This is a difficult question to answer because the virus is tricky and doesn't always present in "obvious" ways, so just because you don't get a glaringly obvious cold sore in 2-20 days doesn't mean you haven't caught the virus. A large percentage of people have either very mild symptoms or no symptoms at all after catching the virus. I for instance have never had an obvious cold sore or genital outbreak, so I don't really know where or when I was infected.

You also can get the infection from sharing with people. Cigarettes, blunts, bowls, bongs, drinks, silverware, etc. If it went in someone else's mouth and then in yours then there is risk.

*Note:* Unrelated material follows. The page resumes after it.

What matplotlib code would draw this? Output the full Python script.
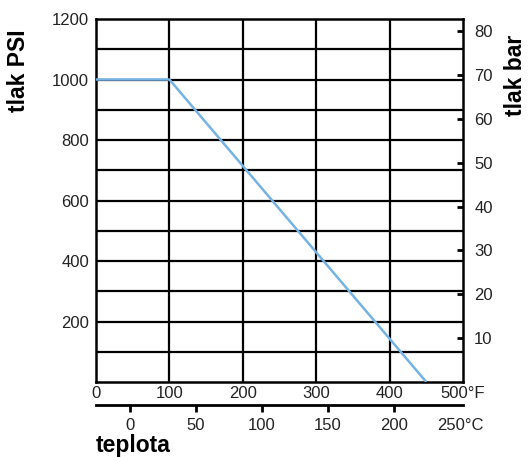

The risk is lower than if you were to kiss that person of course, but still risk. 

The only way you can know for sure if you don't have it already is with an IgG blood test for HSV1. If you take a test now and you don't return positive then that likely means you don't already have it (or that the test missed it, which apparently happens up to 25% of the time with HSV1). If you test positive for IgGs already then that means you very likely already had it and just never showed any symptoms.

If you test negative, then you should wait 3-4 months and test again, if you are still negative, you're good. If not, you got it, there's really no middle ground.

Good luck

Thanks for your help,

But I have read that to have transmission of the virus is necessary to have direct contact enters my mouth and the mouth of someone infected.

So I small drop of saliva ( infected or not) in my lip, is enough to transmit oral herpes?  Notice that I immediately washed my lips with water.